Despite the fact that the U.S. is the largest consumer of pharmaceuticals in the world, another, possibly more dramatic, health care shortage is looming: essential generic medications. Many of these drugs were already in short supply prior to the pandemic, and the problem is worsening by the week. But here’s the good news: It’s not too late for America to head off this crisis.
Of the more than 4 billion prescription medicines dispensed in the United States last year, only 20% were produced in America. Over the past few decades, America has lost a key domestic manufacturing industrial base, essential generic medicine ingredient manufacturing. We import the bulk of our most important generic medicine ingredients from foreign countries, especially China and India, who also have health care systems that have been overtaxed by the COVID-19 pandemic.
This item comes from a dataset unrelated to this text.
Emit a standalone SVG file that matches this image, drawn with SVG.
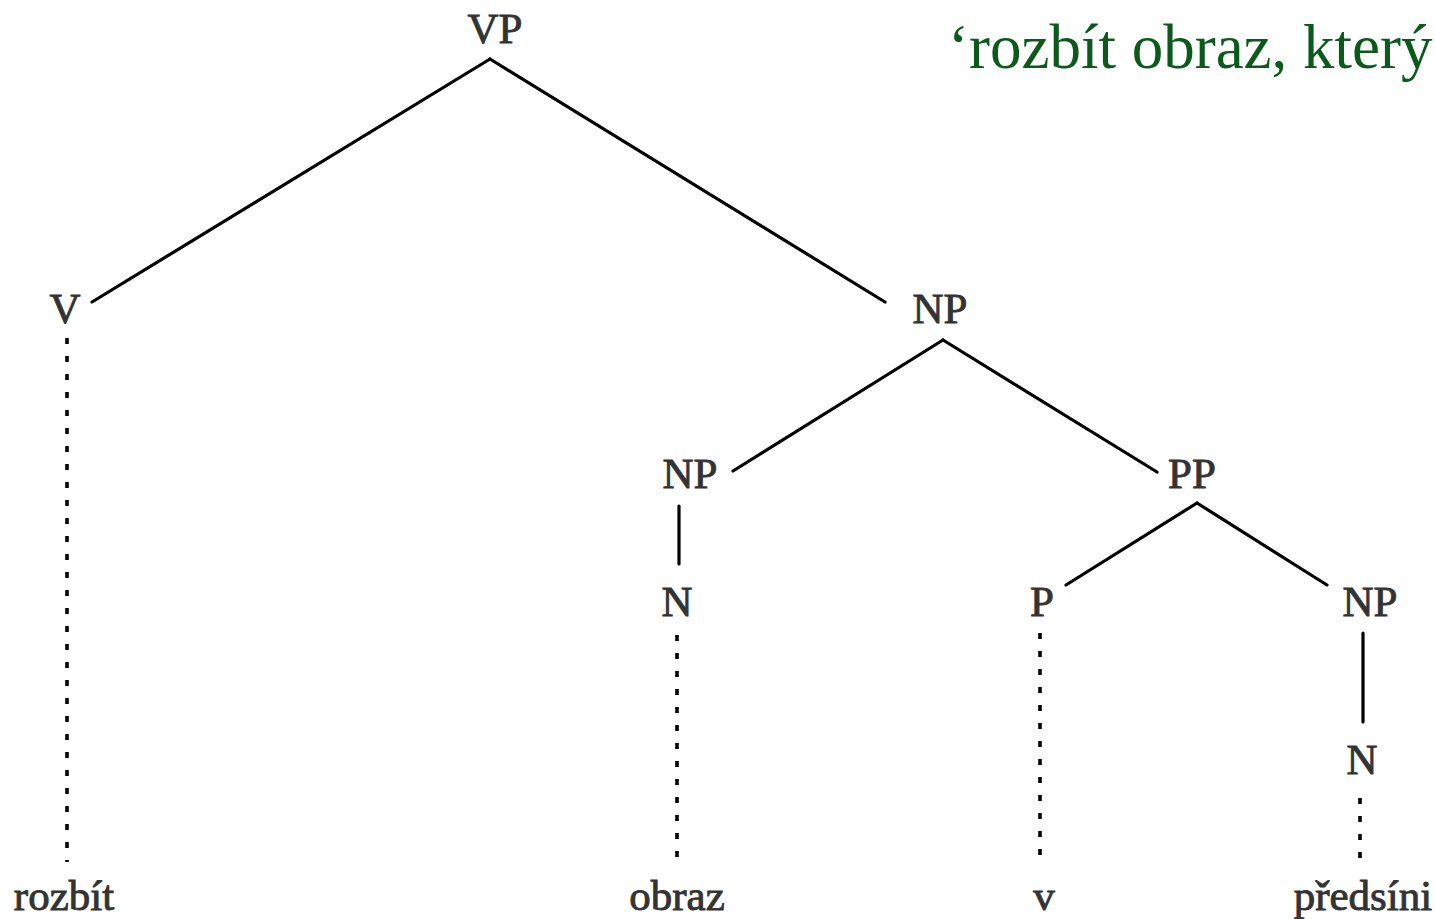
<svg xmlns="http://www.w3.org/2000/svg" width="1435" height="919" viewBox="0 0 1435 919">
<style>
.lbl{font-family:"Liberation Serif","Times New Roman",serif;font-size:43px;fill:#333;stroke:#333;stroke-width:0.9;text-anchor:middle}
.gloss{font-family:"Liberation Serif","Times New Roman",serif;font-size:63px;fill:#0b5a1c}
.edge{stroke:#000;stroke-width:3.2;stroke-linecap:round;fill:none}
.dot{stroke:#000;stroke-width:3.6;stroke-dasharray:6 12;fill:none}
</style>
<rect width="1435" height="919" fill="#fff"/>
<g id="connectors">
<line class="edge" x1="490" y1="59" x2="92" y2="302"/>
<line class="edge" x1="490" y1="59" x2="885" y2="302"/>
<line class="edge" x1="943" y1="340" x2="733" y2="471"/>
<line class="edge" x1="943" y1="340" x2="1157" y2="472"/>
<line class="edge" x1="679" y1="506" x2="679" y2="564"/>
<line class="edge" x1="1197" y1="503" x2="1066" y2="585"/>
<line class="edge" x1="1197" y1="503" x2="1327" y2="585"/>
<line class="edge" x1="1363" y1="633" x2="1363" y2="722"/>
<line class="dot" x1="67" y1="338" x2="67" y2="862"/>
<line class="dot" x1="677" y1="635" x2="677" y2="861"/>
<line class="dot" x1="1040" y1="633" x2="1040" y2="861"/>
<line class="dot" x1="1360" y1="798" x2="1360" y2="859"/>
</g>
<g id="n-VP"><text class="lbl" x="495" y="43">VP</text></g>
<g id="n-V"><text class="lbl" x="65" y="323">V</text></g>
<g id="n-NP1"><text class="lbl" x="940" y="323">NP</text></g>
<g id="n-NP2"><text class="lbl" x="690" y="488">NP</text></g>
<g id="n-PP"><text class="lbl" x="1192" y="488">PP</text></g>
<g id="n-N1"><text class="lbl" x="677" y="616">N</text></g>
<g id="n-P"><text class="lbl" x="1042" y="616">P</text></g>
<g id="n-NP3"><text class="lbl" x="1370" y="616">NP</text></g>
<g id="n-N2"><text class="lbl" x="1362" y="774">N</text></g>
<g id="w-rozbit"><text class="lbl" x="64" y="910">rozbít</text></g>
<g id="w-obraz"><text class="lbl" x="677" y="910">obraz</text></g>
<g id="w-v"><text class="lbl" x="1044" y="910">v</text></g>
<g id="w-predsini"><text class="lbl" x="1363" y="910">předsíni</text></g>
<g id="gloss"><text class="gloss" x="948" y="68">‘rozbít obraz, který</text></g>
</svg>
This is an unsustainable and dangerous supply chain vulnerability.
Are we prepared for a scenario in which the vast majority of our essential generic medicines are unavailable because overseas manufacturers cannot — or will not — supply them? Now is the time to come together and bring back generic pharmaceutical manufacturing back to American soil.
We have abundant technology, knowledge and infrastructure to accomplish this here at home. What would it take to mobilize our forces and create a robust, sustainable supply chain of essential generic medications in our country? We need visionary public-private partnerships.
Engineering researchers in universities including MIT, Rutgers and Virginia Commonwealth University are creating advanced manufacturing methods which dramatically reduce the financial and environmental cost of producing pharmaceuticals. These include advances in continuous flow processing, which produces active pharmaceutical ingredients (APIs) in an uninterrupted stream — instead of batch-by-batch processes, as they are commonly produced today. Continuous flow processing is much more cost effective than batch processing and generates less waste. More importantly, APIs produced in this way are more consistent and tend to be of higher quality.
Much of the research to create these methods is currently funded by nonprofit organization grants to universities seeking to make life-saving medications more accessible to the developing world. If we are to re-secure this critical industrial base, government, private corporations and nonprofits must act quickly to tap into these advanced pharmaceutical manufacturing breakthroughs for the benefit of the U.S. population as well.
Coming together to manufacture critical generic medicines and their ingredients in the U.S. is essential to ensuring the health care of Americans and is a matter of national public health security.
This is urgently needed for the treatment of COVID-19. Essential generic medicines include sedatives and other drugs to help patients who require ventilators, medicines to support blood pressure control, and antibiotics to help fight infections common in these patients. It is equally necessary for the post-pandemic world. A commitment to domestic manufacturing of essential generic medicines will bring significant benefit to society. It will also boost the U.S. economy by providing a highly skilled workforce for the future. In other words, it will save — and improve the quality of — millions of lives.
We stand in a transformative moment in American history and have the advantage of awareness. The actions we take today will have a significant impact on the future. In the midst of this devastating COVID-19 there can be a silver lining. Let us seize this rare opportunity by bringing the public and private sectors together to build a safer, healthier and more hopeful American future for generations to come. We can do it, here and now.
Barbara D. Boyan is the Alice T. and William H. Goodwin Jr. Dean of Virginia Commonwealth University’s College of Engineering. Dr. Eric S. Edwards is co-founder, president and CEO of pharmaceutical startup Phlow Corp., as well as the chair of VCU’s School of Pharmacy Graduate Advisory Board. B. Frank Gupton, also a co-founder of Phlow Corp., is chair of the VCU College of Engineering’s Department of Chemical and Life Science Engineering, as well as director of the Medicines for All Institute.